A stripped-down writing style that uses simple words, short sentences, and restraint to let meaning emerge from what's left unsaid.
Minimalist prose says as much as possible with as little as possible. It favors short sentences, common words, and surface-level descriptions that carry enormous emotional weight underneath. The writer deliberately withholds - cutting away exposition, emotion, and ornament - trusting the reader to fill the gaps. What isn't said becomes as important as what is.
Learning minimalism teaches you the hardest skill in writing: restraint. Even if you don't write in a minimalist style, understanding it makes you a sharper editor. You learn to cut the sentences that explain what the reader already feels, to trust silence, and to recognize when you're overwriting. Every writer benefits from knowing how to do more with less.
The word 'abortion' never appears in this story about a couple deciding whether to get one. Everything important lives in the subtext of their clipped, evasive dialogue.

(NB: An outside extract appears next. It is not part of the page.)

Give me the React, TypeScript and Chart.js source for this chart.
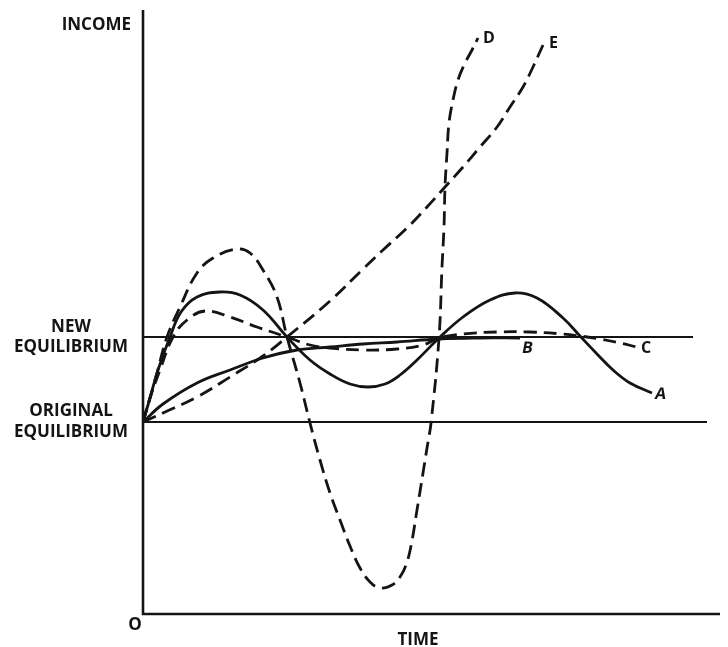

Four people sit at a table drinking gin and talking about love. That's it. And it's devastating.
Johnson's spare, hallucinatory sentences make you feel the narrator's fractured consciousness without ever over-explaining it.
Minimalist prose is the result of aggressive, careful editing - not first-draft thinness. Every remaining word is load-bearing.
Minimalism still needs enough context for the reader to orient themselves. Cut the fat, but keep the skeleton.
Restraint isn't avoidance. The emotion should still be there - it's just beneath the surface, not plastered across the page.
Write a scene where two people break up in a restaurant, but neither character directly mentions the breakup. Use only dialogue, short action beats, and concrete details. No internal thoughts, no emotional descriptions. Aim for 300 words. Then read it back and see if the emotion comes through anyway.